TEMPO.CO, Jakarta - Azerbaijan memperkirakan akan ada amnesti bagi para pejuang Armenia di Karabakh yang menyerahkan senjata mereka, meskipun ada beberapa unit militer Karabakh yang mengatakan mereka akan melanjutkan perlawanan mereka, kata seorang penasihat presiden Azeri kepada Reuters.
Etnis Armenia di Nagorno-Karabakh mengatakan pada Kamis, 22 September 2023, bahwa mereka membutuhkan jaminan keamanan sebelum menyerahkan senjata mereka setelah Azerbaijan menyatakan telah mengembalikan wilayah yang memisahkan diri itu ke bawah kendalinya setelah operasi militer 24 jam.
Presiden Azerbaijan Ilham Aliyev pada Rabu mengatakan tangan besinya telah membuang gagasan pemisahan etnis Karabakh ke dalam sejarah dan bahwa sekarang wilayah tersebut akan hidup dalam "surga" sebagai bagian dari Azerbaijan.

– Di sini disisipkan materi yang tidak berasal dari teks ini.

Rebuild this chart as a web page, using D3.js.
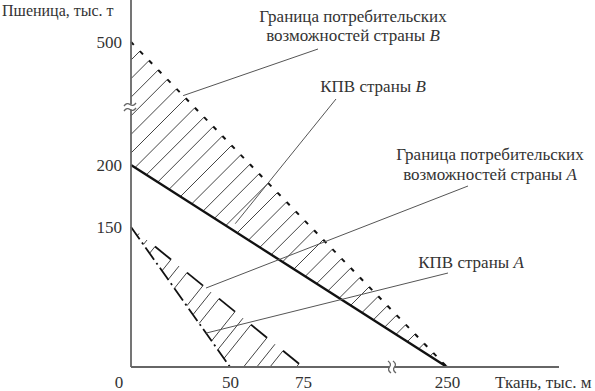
<!DOCTYPE html>
<html><head><meta charset="utf-8">
<script src="https://cdn.jsdelivr.net/npm/d3@7"></script>
<style>body{margin:0;background:#fff} svg{display:block}</style>
</head><body><svg id="c" width="595" height="391"></svg>
<script>
// ---- data ----
const xTickValues = [0, 50, 75, 250];
const yTickValues = [0, 150, 200, 500];
const kpvA = [[0, 150], [50, 0]];
const boundaryA = [[0, 150], [75, 0]];
const kpvB = [[0, 200], [250, 0]];
const boundaryB = [[0, 500], [250, 0]];
const xAxisTitle = "Ткань, тыс. м";
const yAxisTitle = "Пшеница, тыс. т";
const annotations = [
  {lines: [["Граница потребительских"], ["возможностей страны ", "B"]]},
  {lines: [["КПВ страны ", "B"]]},
  {lines: [["Граница потребительских"], ["возможностей страны ", "A"]]},
  {lines: [["КПВ страны ", "A"]]}
];

// ---- layout ----
const FONT = "'Liberation Serif', 'DejaVu Serif', serif";
const FS = 17;
const svg = d3.select("#c");
const x = d3.scaleLinear().domain(xTickValues).range([131, 230, 303, 447]);
const y = d3.scaleLinear().domain(yTickValues).range([367, 227, 165, 42]);
const P = d => [x(d[0]), y(d[1])];
const lerp = (a, b, t) => [a[0] + t * (b[0] - a[0]), a[1] + t * (b[1] - a[1])];

function hatchSegments(poly, normal, cs) {
  const dot = p => normal[0] * p[0] + normal[1] * p[1];
  const segs = [];
  cs.forEach(c => {
    const pts = [];
    for (let i = 0; i < poly.length; i++) {
      const a = poly[i], b = poly[(i + 1) % poly.length];
      const da = dot(a) - c, db = dot(b) - c;
      if ((da <= 0 && db > 0) || (da > 0 && db <= 0)) {
        const t = da / (da - db);
        pts.push(lerp(a, b, t));
      }
    }
    if (pts.length >= 2) {
      pts.sort((p, q) => p[1] - q[1]);
      segs.push({top: pts[0], bottom: pts[pts.length - 1]});
    } else segs.push(null);
  });
  return segs;
}

const g = svg.append("g");

// ---- hatching B (between KPV B and boundary B) ----
const polyB = [P(boundaryB[0]), P(kpvB[0]), P(kpvB[1])];
const nB = [1, 1];
const csB = d3.range(191, polyB[2][0] + polyB[2][1], 18.6);
const segB = hatchSegments(polyB, nB, csB).filter(s => s);
g.append("g").selectAll("line").data(segB).join("line")
  .attr("x1", d => d.bottom[0]).attr("y1", d => d.bottom[1])
  .attr("x2", d => d.top[0]).attr("y2", d => d.top[1])
  .attr("stroke", "#444").attr("stroke-width", 1);
{
  const b0 = P(boundaryB[0]), b1 = P(boundaryB[1]);
  const len = Math.hypot(b1[0] - b0[0], b1[1] - b0[1]);
  const u = [(b1[0] - b0[0]) / len, (b1[1] - b0[1]) / len];
  const dashes = [[b0, [b0[0] + u[0] * 4, b0[1] + u[1] * 4]]].concat(
    segB.map(s => [s.top, [s.top[0] + u[0] * 4.5, s.top[1] + u[1] * 4.5]]));
  g.append("g").selectAll("line").data(dashes).join("line")
    .attr("x1", d => d[0][0]).attr("y1", d => d[0][1])
    .attr("x2", d => d[1][0]).attr("y2", d => d[1][1])
    .attr("stroke", "#111").attr("stroke-width", 2);
}

// ---- hatching A (between KPV A and boundary A) ----
const a0 = P(boundaryA[0]), a1 = P(boundaryA[1]);
const polyA = [a0, P(kpvA[1]), a1];
const nA = [1.25, 1];
const aLen = a1[0] - a0[0];
const jA = d3.range(21);
const csA = jA.map(j => { const p = lerp(a0, a1, (8 + 8 * j) / aLen); return nA[0] * p[0] + nA[1] * p[1]; });
const segAll = hatchSegments(polyA, nA, csA);
const segA = segAll.filter((s, j) => s && (j % 2 === 0 || j % 4 === 1));
g.append("g").selectAll("line").data(segA).join("line")
  .attr("x1", d => d.bottom[0]).attr("y1", d => d.bottom[1])
  .attr("x2", d => d.top[0]).attr("y2", d => d.top[1])
  .attr("stroke", "#444").attr("stroke-width", 1);
{
  const dashes = [];
  for (let j = 2; j + 2 < segAll.length; j += 4)
    if (segAll[j] && segAll[j + 2]) dashes.push([segAll[j].top, segAll[j + 2].top]);
  g.append("g").selectAll("line").data(dashes).join("line")
    .attr("x1", d => d[0][0]).attr("y1", d => d[0][1])
    .attr("x2", d => d[1][0]).attr("y2", d => d[1][1])
    .attr("stroke", "#111").attr("stroke-width", 1.8);
}

// ---- lines ----
const line = d3.line().x(d => x(d[0])).y(d => y(d[1]));
g.append("path").attr("d", line(kpvB)).attr("fill", "none")
  .attr("stroke", "#111").attr("stroke-width", 2.4);
g.append("path").attr("d", line(kpvA)).attr("fill", "none")
  .attr("stroke", "#111").attr("stroke-width", 1.8)
  .attr("stroke-dasharray", "15,4,2,4");

// ---- axes ----
const axisColor = "#666";
g.append("line").attr("x1", x(0)).attr("x2", x(0)).attr("y1", 0).attr("y2", y(0))
  .attr("stroke", axisColor).attr("stroke-width", 1.8);
g.append("line").attr("x1", x(0)).attr("x2", 559).attr("y1", y(0)).attr("y2", y(0))
  .attr("stroke", axisColor).attr("stroke-width", 1.8);

const yAxis = svg.append("g").attr("transform", `translate(${x(0)},0)`)
  .call(d3.axisLeft(y).tickValues(yTickValues.slice(1)).tickSize(0).tickPadding(9).tickFormat(d3.format("d")));
const xAxis = svg.append("g").attr("transform", `translate(0,${y(0)})`)
  .call(d3.axisBottom(x).tickValues(xTickValues.slice(1)).tickSize(0).tickPadding(9).tickFormat(d3.format("d")));
[yAxis, xAxis].forEach(a => {
  a.select(".domain").remove();
  a.selectAll("text").attr("font-family", FONT).attr("font-size", FS).attr("fill", "#333");
});
svg.append("text").attr("x", x(0) - 12).attr("y", 388).attr("text-anchor", "middle")
  .attr("font-family", FONT).attr("font-size", FS).attr("fill", "#333").text(xTickValues[0]);

// axis titles
svg.append("text").attr("x", 2).attr("y", 16).attr("text-anchor", "start")
  .attr("font-family", FONT).attr("font-size", 16).attr("fill", "#333").text(yAxisTitle);
svg.append("text").attr("x", 495).attr("y", 388).attr("text-anchor", "start")
  .attr("font-family", FONT).attr("font-size", FS).attr("fill", "#333").text(xAxisTitle);

// ---- axis breaks ----
{
  const yb = 107, xb = 392, yx = x(0), xy = y(0);
  const br = svg.append("g");
  br.append("rect").attr("x", yx - 4).attr("y", yb - 2.5).attr("width", 8).attr("height", 5).attr("fill", "#fff");
  [yb - 2.5, yb + 2.5].forEach(yy => br.append("path")
    .attr("d", `M${yx - 7},${yy + 1.5} q3,-4 6,-1.5 t6,-1.5`)
    .attr("fill", "none").attr("stroke", axisColor).attr("stroke-width", 1.3));
  br.append("rect").attr("x", xb - 2.5).attr("y", xy - 4).attr("width", 5).attr("height", 8).attr("fill", "#fff");
  [xb - 2.5, xb + 2.5].forEach(xx => br.append("path")
    .attr("d", `M${xx - 1.5},${xy - 6} q4,3 1.5,6 t1.5,6`)
    .attr("fill", "none").attr("stroke", axisColor).attr("stroke-width", 1.3));
}

// ---- annotations ----
const bB0 = P(boundaryB[0]), bB1 = P(boundaryB[1]);
const kB0 = P(kpvB[0]), kB1 = P(kpvB[1]);
const kA0 = P(kpvA[0]), kA1 = P(kpvA[1]);
const pointerTargets = [
  lerp(bB0, bB1, 0.165),
  [lerp(kB0, kB1, 0.33)[0], lerp(kB0, kB1, 0.33)[1] - 8],
  lerp(a0, a1, 0.436),
  lerp(kA0, kA1, 0.758)
];
const annLayout = [
  {cx: 353, base: [22, 41], from: [318, 49]},
  {cx: 373, base: [92], from: [336, 99]},
  {cx: 490, base: [160, 180], from: [468, 186]},
  {cx: 471, base: [268], from: [448, 273]}
];
annotations.forEach((a, i) => {
  const L = annLayout[i];
  svg.append("line").attr("x1", L.from[0]).attr("y1", L.from[1])
    .attr("x2", pointerTargets[i][0]).attr("y2", pointerTargets[i][1])
    .attr("stroke", "#555").attr("stroke-width", 1);
  a.lines.forEach((parts, j) => {
    const t = svg.append("text").attr("x", L.cx).attr("y", L.base[j]).attr("text-anchor", "middle")
      .attr("font-family", FONT).attr("font-size", FS).attr("fill", "#333");
    parts.forEach((p, k) => t.append("tspan").attr("font-style", k === 1 ? "italic" : "normal").text(p));
  });
});
</script>
</body></html>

Hikmet Hajiyev, penasihat kebijakan luar negeri presiden Azerbaijan, mengatakan kepada Reuters dalam sebuah wawancara televisi bahwa Baku mempertimbangkan amnesti bagi para pejuang Karabakh yang menyerahkan senjata mereka.
“Bahkan sehubungan dengan mantan anggota militer dan kombatan, jika mereka dapat diklasifikasikan sedemikian rupa, dan bahkan bagi mereka, kami mempertimbangkan amnesti atau menyinggung amnesti juga,” kata Hajiyev.
Hak-hak warga Armenia Karabakh akan dihormati sebagai bagian dari integrasi mereka ke Azerbaijan, katanya, seraya menambahkan bahwa mereka telah meminta dukungan kemanusiaan serta pasokan minyak dan bensin. Tiga kargo bantuan kemanusiaan akan dikirim ke wilayah tersebut pada hari Jumat, katanya.
“Saat ini kami melihat beberapa kelompok dan perwira militer yang membuat pernyataan publik bahwa mereka tidak akan menyetujui persyaratan kami dan akan terus melakukan perlawanan,” katanya.
“Kami juga melihat beberapa kelompok kecil pergi ke hutan,” katanya. “Tetapi kami tidak melihat hal tersebut sebagai tantangan terbesar dan tantangan keamanan yang besar. Tentu saja hal ini akan menimbulkan tantangan dan kesulitan tertentu namun tidak dalam skala besar.”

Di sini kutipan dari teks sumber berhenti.